Insite receives more than 800 visitors a day on average and has supervised more than a million injections since it opened in 2003, and none has caused a death, according to Insite supervisor Russ Maynard.
Addicts are given clean needles and sterilized water in which to mix their drug. They bring their own drugs and inject at 12 stainless steel alcoves with mirrors on the walls so nurses on a raised platform can see them.
The storefront facility sits in Downtown Eastside, 15 blocks of cheap rooming houses where addiction and street prostitution are rampant and an estimated 5,000 of the area's 12,000 population are believed to be addicts.
Julio Montaner, president of the International AIDS Society, an association of professionals in the AIDS field, has said the area's AIDS rate is the worst in the developed world, and can be designated an epidemic.
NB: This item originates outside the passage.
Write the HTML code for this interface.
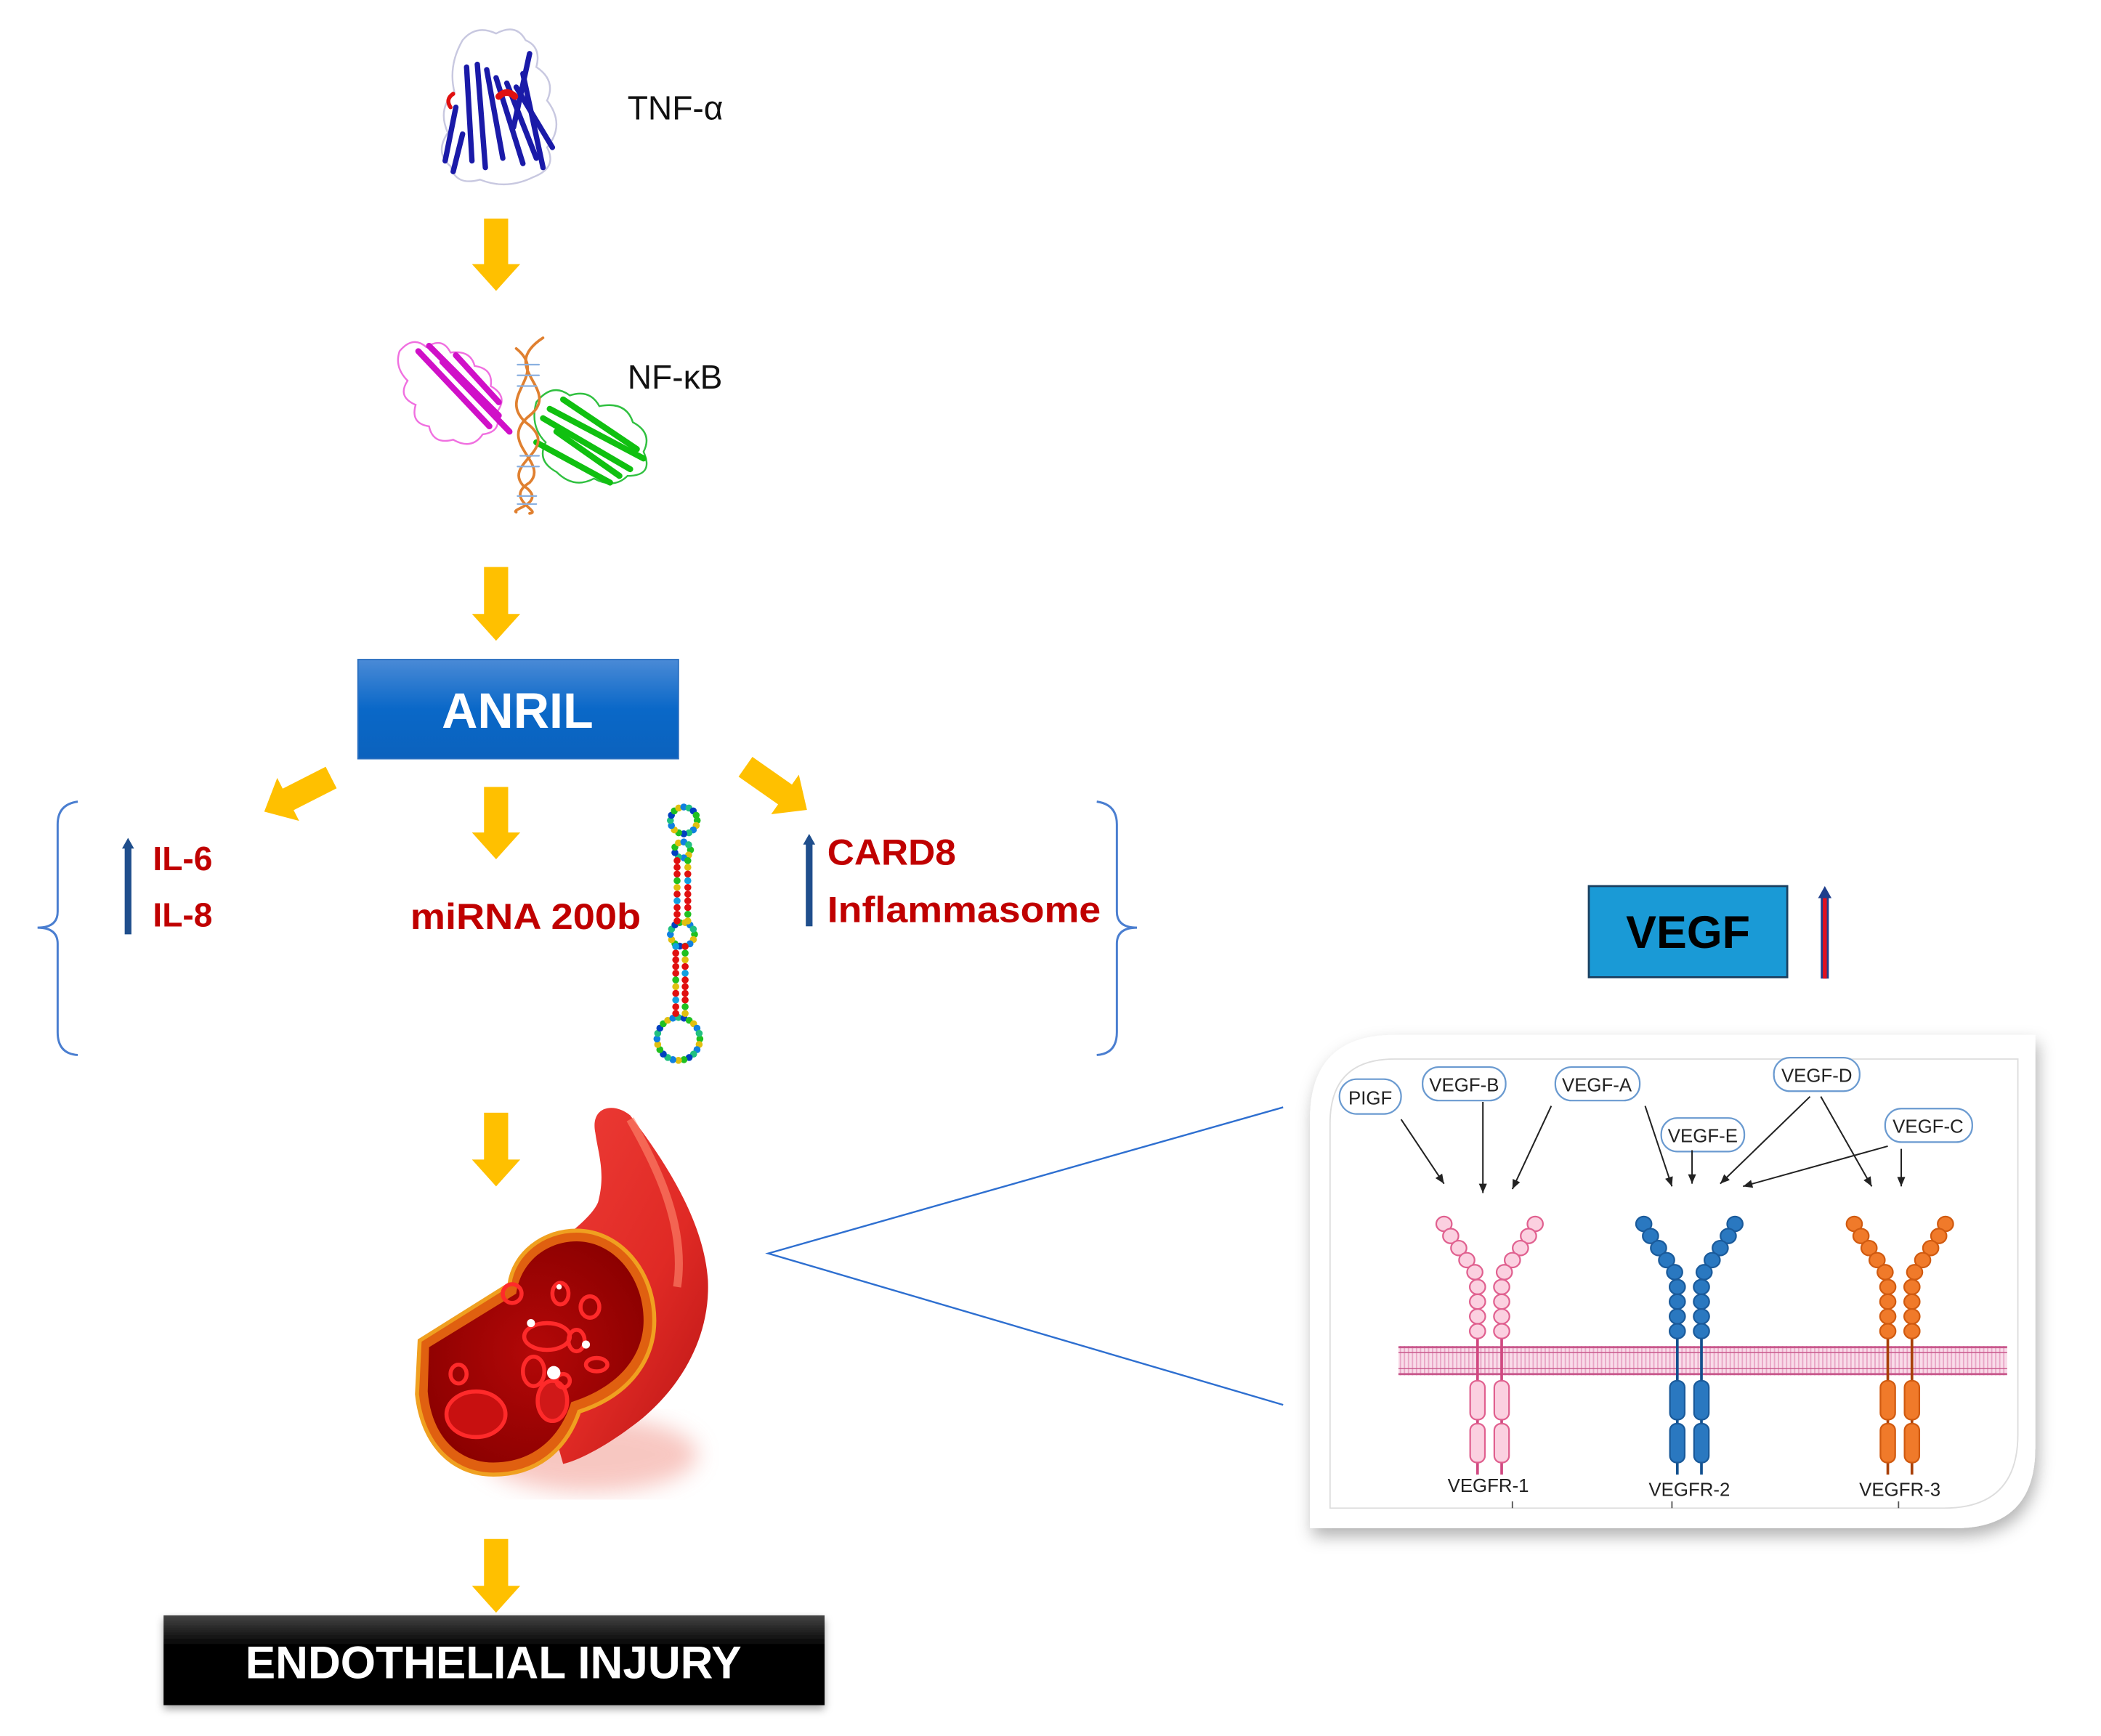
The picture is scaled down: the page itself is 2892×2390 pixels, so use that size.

Montaner, a Canadian, accuses his government of ignoring scientific research and sabotaging a health initiative for society's weakest citizens.
When Insite opened, the Bush administration's drug czar, John Walters, called it "state-sponsored suicide," and after a Conservative government was elected in Canada in 2006, it moved to close the site.
But Federal lawyer Robert Frater told the court Thursday that no decision has been reached on whether to extend its exemption from federal drug laws.
"The decision to grant or not to grant the exemption has not been made," he said.
Arvay said there's no question the Conservative government will terminate the exemption and called it "completely disingenuous" for the government to say that they might grant an exemption.
In 2008 the then federal health minister, Tony Clement, told the Canadian Medical Association that the Conservative government opposed Insite because "injections are not medicine and they do not heal."